-- Begin --
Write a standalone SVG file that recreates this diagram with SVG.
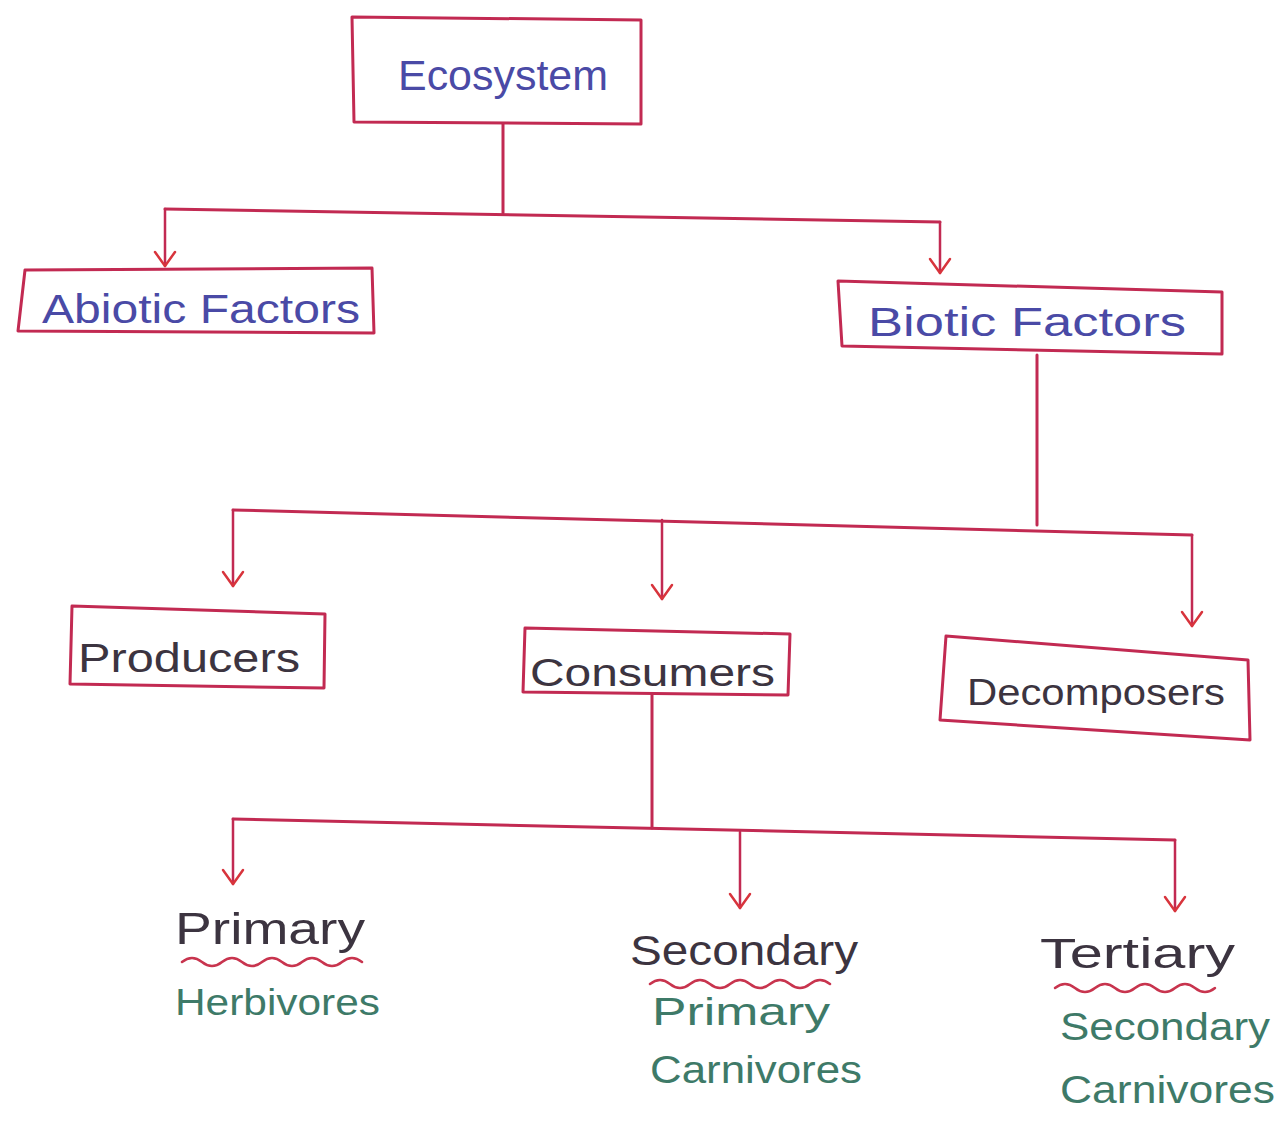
<svg xmlns="http://www.w3.org/2000/svg" width="1278" height="1131" viewBox="0 0 1278 1131">
<defs>
<marker id="arr" viewBox="0 0 24 24" refX="20" refY="12" markerWidth="24" markerHeight="24" markerUnits="userSpaceOnUse" orient="auto">
<path d="M6,2 L20,12 L6,22" fill="none" stroke="#d8343c" stroke-width="2.5" stroke-linecap="round" stroke-linejoin="round"/>
</marker>
<style>
.box{fill:none;stroke:#c22a52;stroke-width:3;stroke-linejoin:round}
.ln{fill:none;stroke:#c22a52;stroke-width:3;stroke-linecap:round}
.ar{fill:none;stroke:#c22a52;stroke-width:2.5;stroke-linecap:round}
.t{font-family:"Liberation Sans",Arial,sans-serif}
.blue{fill:#4a4aa6}
.dark{fill:#3c3440}
.green{fill:#3e7a68}
.wave{fill:none;stroke:#c8344e;stroke-width:2.5;stroke-linecap:round}
</style>
</defs>
<rect width="1278" height="1131" fill="#ffffff"/>
<g id="connectors">
<path class="ln" d="M503,124 L503,213"/>
<path class="ln" d="M165,209 L940,222"/>
<path class="ar" d="M165,209 L165,266" marker-end="url(#arr)"/>
<path class="ar" d="M940,222 L940,273" marker-end="url(#arr)"/>
<path class="ln" d="M1037,355 L1037,525"/>
<path class="ln" d="M233,510 L1192,535"/>
<path class="ar" d="M233,510 L233,586" marker-end="url(#arr)"/>
<path class="ar" d="M662,520 L662,599" marker-end="url(#arr)"/>
<path class="ar" d="M1192,535 L1192,626" marker-end="url(#arr)"/>
<path class="ln" d="M652,695 L652,828"/>
<path class="ln" d="M233,819 L1175,840"/>
<path class="ar" d="M233,819 L233,884" marker-end="url(#arr)"/>
<path class="ar" d="M740,832 L740,908" marker-end="url(#arr)"/>
<path class="ar" d="M1175,840 L1175,911" marker-end="url(#arr)"/>
</g>
<g id="ecosystem">
<path class="box" d="M352,17 L641,20 L641,124 L354,122 Z"/>
<text class="t blue" x="398" y="90" font-size="42" textLength="210" lengthAdjust="spacingAndGlyphs">Ecosystem</text>
</g>
<g id="abiotic">
<path class="box" d="M25,270 L372,268 L374,333 L18,331 Z"/>
<text class="t blue" x="42" y="323" font-size="40" textLength="318" lengthAdjust="spacingAndGlyphs">Abiotic Factors</text>
</g>
<g id="biotic">
<path class="box" d="M838,281 L1222,292 L1222,354 L842,346 Z"/>
<text class="t blue" x="868" y="336" font-size="40" textLength="318" lengthAdjust="spacingAndGlyphs">Biotic Factors</text>
</g>
<g id="producers">
<path class="box" d="M72,606 L325,614 L324,688 L70,684 Z"/>
<text class="t dark" x="78" y="672" font-size="40" textLength="222" lengthAdjust="spacingAndGlyphs">Producers</text>
</g>
<g id="consumers">
<path class="box" d="M525,628 L790,634 L788,695 L523,692 Z"/>
<text class="t dark" x="530" y="686" font-size="38" textLength="245" lengthAdjust="spacingAndGlyphs">Consumers</text>
</g>
<g id="decomposers">
<path class="box" d="M946,636 L1248,660 L1250,740 L940,720 Z"/>
<text class="t dark" x="967" y="705" font-size="36" textLength="258" lengthAdjust="spacingAndGlyphs">Decomposers</text>
</g>
<g id="primary">
<text class="t dark" x="175" y="944" font-size="44" textLength="190" lengthAdjust="spacingAndGlyphs">Primary</text>
<path class="wave" d="M182,962 q10,-8 20,0 t20,0 t20,0 t20,0 t20,0 t20,0 t20,0 t20,0 t20,0"/>
<text class="t green" x="175" y="1015" font-size="36" textLength="205" lengthAdjust="spacingAndGlyphs">Herbivores</text>
</g>
<g id="secondary">
<text class="t dark" x="630" y="965" font-size="42" textLength="228" lengthAdjust="spacingAndGlyphs">Secondary</text>
<path class="wave" d="M650,984 q10,-8 20,0 t20,0 t20,0 t20,0 t20,0 t20,0 t20,0 t20,0 t20,0"/>
<text class="t green" x="652" y="1025" font-size="38" textLength="178" lengthAdjust="spacingAndGlyphs">Primary</text>
<text class="t green" x="650" y="1083" font-size="38" textLength="212" lengthAdjust="spacingAndGlyphs">Carnivores</text>
</g>
<g id="tertiary">
<text class="t dark" x="1040" y="968" font-size="42" textLength="195" lengthAdjust="spacingAndGlyphs">Tertiary</text>
<path class="wave" d="M1055,988 q10,-8 20,0 t20,0 t20,0 t20,0 t20,0 t20,0 t20,0 t20,0"/>
<text class="t green" x="1060" y="1040" font-size="38" textLength="210" lengthAdjust="spacingAndGlyphs">Secondary</text>
<text class="t green" x="1060" y="1103" font-size="38" textLength="215" lengthAdjust="spacingAndGlyphs">Carnivores</text>
</g>
</svg>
-- End --
Short problem: Write out the listing above again, exactly, but with no pictures in the copy.

Solved exercise:
Write a standalone SVG file that recreates this diagram with SVG.
<svg xmlns="http://www.w3.org/2000/svg" width="1278" height="1131" viewBox="0 0 1278 1131">
<defs>
<marker id="arr" viewBox="0 0 24 24" refX="20" refY="12" markerWidth="24" markerHeight="24" markerUnits="userSpaceOnUse" orient="auto">
<path d="M6,2 L20,12 L6,22" fill="none" stroke="#d8343c" stroke-width="2.5" stroke-linecap="round" stroke-linejoin="round"/>
</marker>
<style>
.box{fill:none;stroke:#c22a52;stroke-width:3;stroke-linejoin:round}
.ln{fill:none;stroke:#c22a52;stroke-width:3;stroke-linecap:round}
.ar{fill:none;stroke:#c22a52;stroke-width:2.5;stroke-linecap:round}
.t{font-family:"Liberation Sans",Arial,sans-serif}
.blue{fill:#4a4aa6}
.dark{fill:#3c3440}
.green{fill:#3e7a68}
.wave{fill:none;stroke:#c8344e;stroke-width:2.5;stroke-linecap:round}
</style>
</defs>
<rect width="1278" height="1131" fill="#ffffff"/>
<g id="connectors">
<path class="ln" d="M503,124 L503,213"/>
<path class="ln" d="M165,209 L940,222"/>
<path class="ar" d="M165,209 L165,266" marker-end="url(#arr)"/>
<path class="ar" d="M940,222 L940,273" marker-end="url(#arr)"/>
<path class="ln" d="M1037,355 L1037,525"/>
<path class="ln" d="M233,510 L1192,535"/>
<path class="ar" d="M233,510 L233,586" marker-end="url(#arr)"/>
<path class="ar" d="M662,520 L662,599" marker-end="url(#arr)"/>
<path class="ar" d="M1192,535 L1192,626" marker-end="url(#arr)"/>
<path class="ln" d="M652,695 L652,828"/>
<path class="ln" d="M233,819 L1175,840"/>
<path class="ar" d="M233,819 L233,884" marker-end="url(#arr)"/>
<path class="ar" d="M740,832 L740,908" marker-end="url(#arr)"/>
<path class="ar" d="M1175,840 L1175,911" marker-end="url(#arr)"/>
</g>
<g id="ecosystem">
<path class="box" d="M352,17 L641,20 L641,124 L354,122 Z"/>
<text class="t blue" x="398" y="90" font-size="42" textLength="210" lengthAdjust="spacingAndGlyphs">Ecosystem</text>
</g>
<g id="abiotic">
<path class="box" d="M25,270 L372,268 L374,333 L18,331 Z"/>
<text class="t blue" x="42" y="323" font-size="40" textLength="318" lengthAdjust="spacingAndGlyphs">Abiotic Factors</text>
</g>
<g id="biotic">
<path class="box" d="M838,281 L1222,292 L1222,354 L842,346 Z"/>
<text class="t blue" x="868" y="336" font-size="40" textLength="318" lengthAdjust="spacingAndGlyphs">Biotic Factors</text>
</g>
<g id="producers">
<path class="box" d="M72,606 L325,614 L324,688 L70,684 Z"/>
<text class="t dark" x="78" y="672" font-size="40" textLength="222" lengthAdjust="spacingAndGlyphs">Producers</text>
</g>
<g id="consumers">
<path class="box" d="M525,628 L790,634 L788,695 L523,692 Z"/>
<text class="t dark" x="530" y="686" font-size="38" textLength="245" lengthAdjust="spacingAndGlyphs">Consumers</text>
</g>
<g id="decomposers">
<path class="box" d="M946,636 L1248,660 L1250,740 L940,720 Z"/>
<text class="t dark" x="967" y="705" font-size="36" textLength="258" lengthAdjust="spacingAndGlyphs">Decomposers</text>
</g>
<g id="primary">
<text class="t dark" x="175" y="944" font-size="44" textLength="190" lengthAdjust="spacingAndGlyphs">Primary</text>
<path class="wave" d="M182,962 q10,-8 20,0 t20,0 t20,0 t20,0 t20,0 t20,0 t20,0 t20,0 t20,0"/>
<text class="t green" x="175" y="1015" font-size="36" textLength="205" lengthAdjust="spacingAndGlyphs">Herbivores</text>
</g>
<g id="secondary">
<text class="t dark" x="630" y="965" font-size="42" textLength="228" lengthAdjust="spacingAndGlyphs">Secondary</text>
<path class="wave" d="M650,984 q10,-8 20,0 t20,0 t20,0 t20,0 t20,0 t20,0 t20,0 t20,0 t20,0"/>
<text class="t green" x="652" y="1025" font-size="38" textLength="178" lengthAdjust="spacingAndGlyphs">Primary</text>
<text class="t green" x="650" y="1083" font-size="38" textLength="212" lengthAdjust="spacingAndGlyphs">Carnivores</text>
</g>
<g id="tertiary">
<text class="t dark" x="1040" y="968" font-size="42" textLength="195" lengthAdjust="spacingAndGlyphs">Tertiary</text>
<path class="wave" d="M1055,988 q10,-8 20,0 t20,0 t20,0 t20,0 t20,0 t20,0 t20,0 t20,0"/>
<text class="t green" x="1060" y="1040" font-size="38" textLength="210" lengthAdjust="spacingAndGlyphs">Secondary</text>
<text class="t green" x="1060" y="1103" font-size="38" textLength="215" lengthAdjust="spacingAndGlyphs">Carnivores</text>
</g>
</svg>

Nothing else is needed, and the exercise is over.